* _Information shown_:
++++++++++

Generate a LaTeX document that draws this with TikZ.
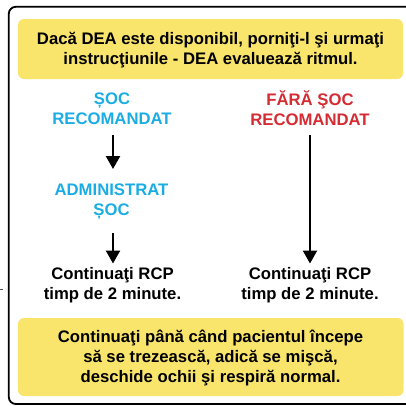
\documentclass[tikz,border=0pt]{standalone}
\usepackage{fontspec}
\setmainfont{Liberation Sans}
\usetikzlibrary{arrows.meta}
\definecolor{boxyellow}{HTML}{FAE56C}
\definecolor{shockblue}{HTML}{1AADE4}
\definecolor{shockred}{HTML}{D52B32}
\tikzset{
  yellowbox/.style={fill=boxyellow, rounded corners=6pt, draw=none},
  label/.style={font=\bfseries\fontsize{16.7}{20}\selectfont, align=center, inner sep=0pt},
  bluelabel/.style={label, text=shockblue},
  redlabel/.style={label, text=shockred},
  flow/.style={line width=2.3pt, -{Triangle[length=13pt,width=14pt]}},
}
\begin{document}
\begin{tikzpicture}[x=1pt,y=-1pt]
\useasboundingbox (0,0) rectangle (406,405);
\clip (0,0) rectangle (406,405);
% outer frame (extends beyond right and bottom)
\draw[line width=1.8pt, rounded corners=7pt] (8.8,6.8) rectangle (430,404);
\draw[line width=0.6pt, black!70] (0,289) -- (2.5,289);
% yellow boxes
\fill[yellowbox] (18,19) rectangle (403,79);
\fill[yellowbox] (18,318) rectangle (403.5,396);
\node[label] (top) at (210.5,50) {Dacă DEA este disponibil, porniţi-l şi urmaţi\\instrucţiunile - DEA evaluează ritmul.};
\node[bluelabel] (shock) at (112,108.5) {ȘOC\\RECOMANDAT};
\node[redlabel] (noshock) at (310,108.5) {FĂRĂ ŞOC\\RECOMANDAT};
\node[bluelabel] (admin) at (111.5,202) {ADMINISTRAT\\ȘOC};
\node[label] (cprL) at (112.5,285) {Continuaţi RCP\\timp de 2 minute.};
\node[label] (cprR) at (310,285) {Continuaţi RCP\\timp de 2 minute.};
\node[label] (bottom) at (210.5,357.5) {Continuaţi până când pacientul începe\\să se trezească, adică se mişcă,\\deschide ochii şi respiră normal.};
\coordinate (a1s) at (113,135);
\coordinate (a1e) at (113,169);
\coordinate (a2s) at (113,233);
\coordinate (a2e) at (113,263.5);
\coordinate (a3s) at (310,135);
\coordinate (a3e) at (310,263.5);
\draw[flow] (a1s) -- (a1e);
\draw[flow] (a2s) -- (a2e);
\draw[flow] (a3s) -- (a3e);
\end{tikzpicture}
\end{document}
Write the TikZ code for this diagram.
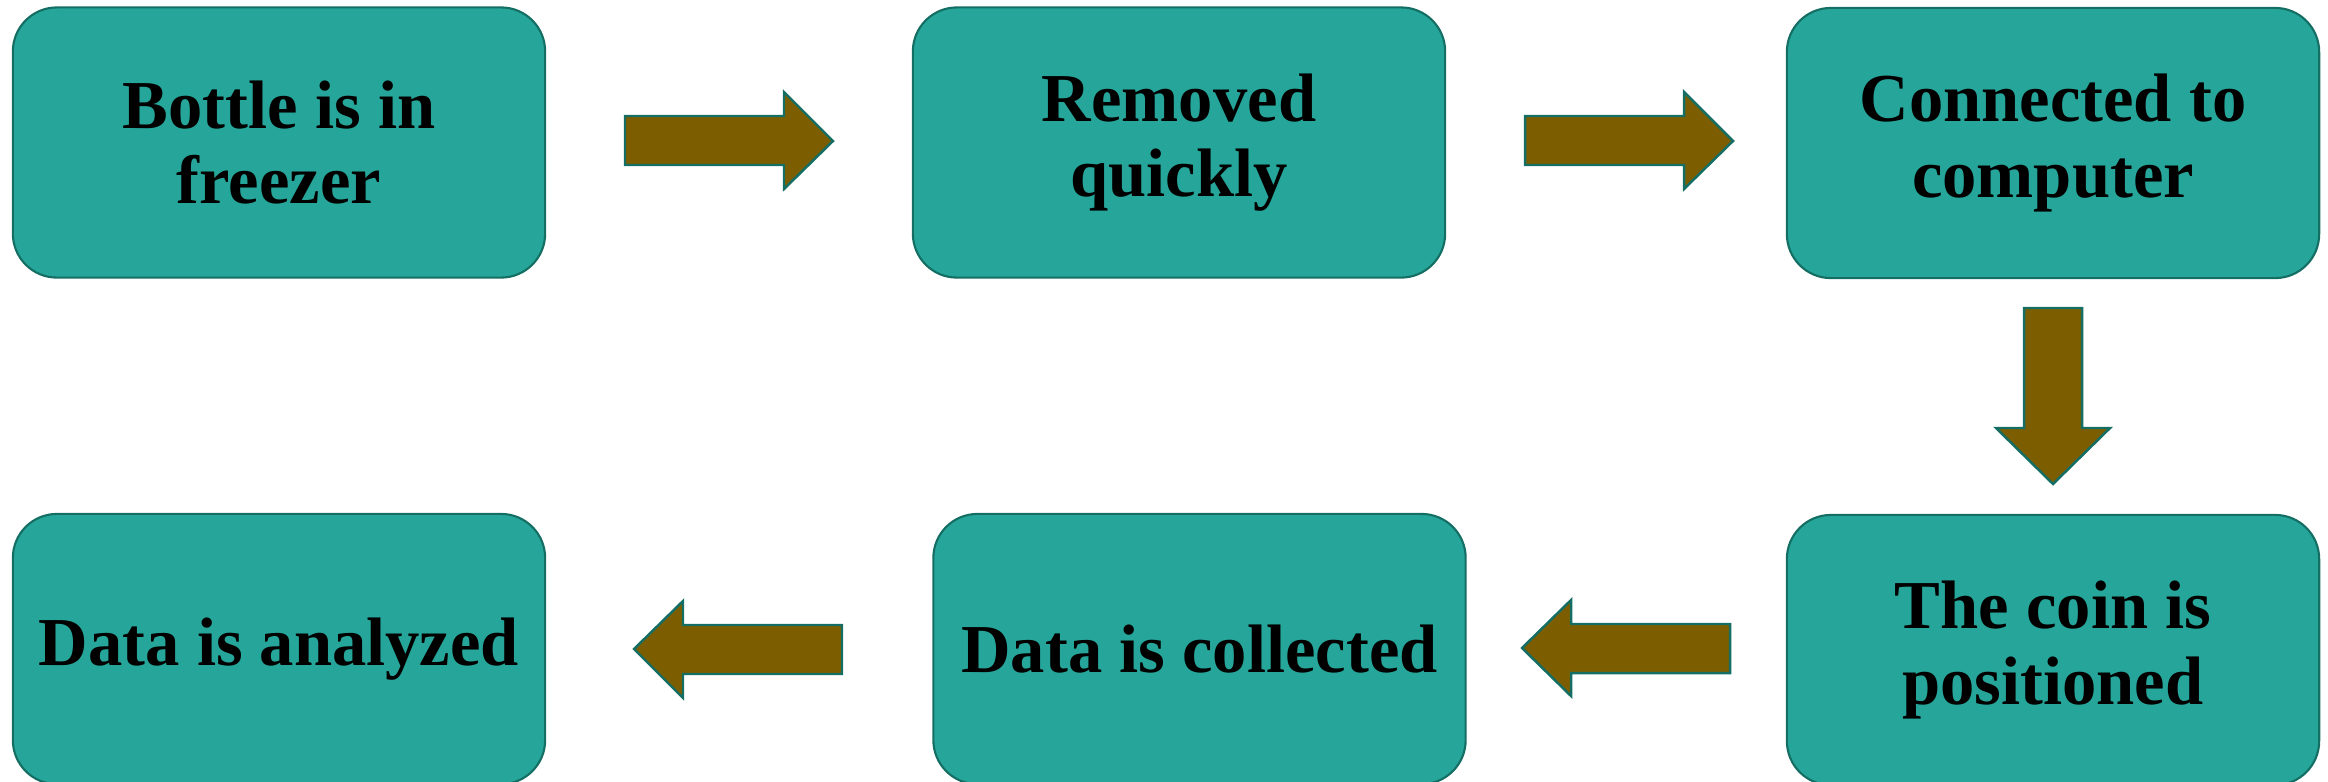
\documentclass[tikz,border=0pt]{standalone}
\usepackage{fontspec}
\setmainfont{Liberation Serif}
\definecolor{boxfill}{RGB}{38,166,154}
\definecolor{boxline}{RGB}{20,110,100}
\definecolor{arrfill}{RGB}{124,94,0}
\begin{document}
\begin{tikzpicture}[x=0.01cm,y=-0.01cm,
  stepbox/.style={draw=boxline, line width=0.6pt, fill=boxfill, rounded corners=0.44cm,
    minimum width=5.32cm, minimum height=2.70cm, align=center, inner sep=0pt,
    font=\bfseries\fontsize{19.5}{21.5}\selectfont, text=black},
  blockarrow/.style={draw=boxline, line width=0.7pt, fill=arrfill, line join=miter}]
\useasboundingbox (0,0) rectangle (2328,781);
\node[stepbox] (b1) at (279,142.5) {Bottle is in\\freezer};
\node[stepbox] (b2) at (1179,142.5) {Removed\\quickly};
\node[stepbox] (b3) at (2053,143) {Connected to\\computer};
\node[stepbox] (b6) at (2053,650) {The coin is\\positioned};
\node[stepbox] (b5) at (1199.5,649) {Data is collected};
\node[stepbox] (b4) at (279,649) {Data is analyzed};
% arrows
\draw[blockarrow] (625,116) -- (784,116) -- (784,92) -- (833,141) -- (784,189) -- (784,165) -- (625,165) -- cycle;
\draw[blockarrow] (1525,116) -- (1684,116) -- (1684,92) -- (1733,141) -- (1684,189) -- (1684,165) -- (1525,165) -- cycle;
\draw[blockarrow] (2024,308) -- (2082,308) -- (2082,428) -- (2110,428) -- (2053,484) -- (1996,428) -- (2024,428) -- cycle;
\draw[blockarrow] (1730,624) -- (1571,624) -- (1571,600) -- (1522,648) -- (1571,696) -- (1571,673) -- (1730,673) -- cycle;
\draw[blockarrow] (842,625) -- (683,625) -- (683,601) -- (634,649) -- (683,698) -- (683,674) -- (842,674) -- cycle;
\end{tikzpicture}
\end{document}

++++++++++

* _Your objective_:
Out of the material above, gather each line where "this" appears.

* _Reply_:
Generate a LaTeX document that draws this with TikZ.
Write the TikZ code for this diagram.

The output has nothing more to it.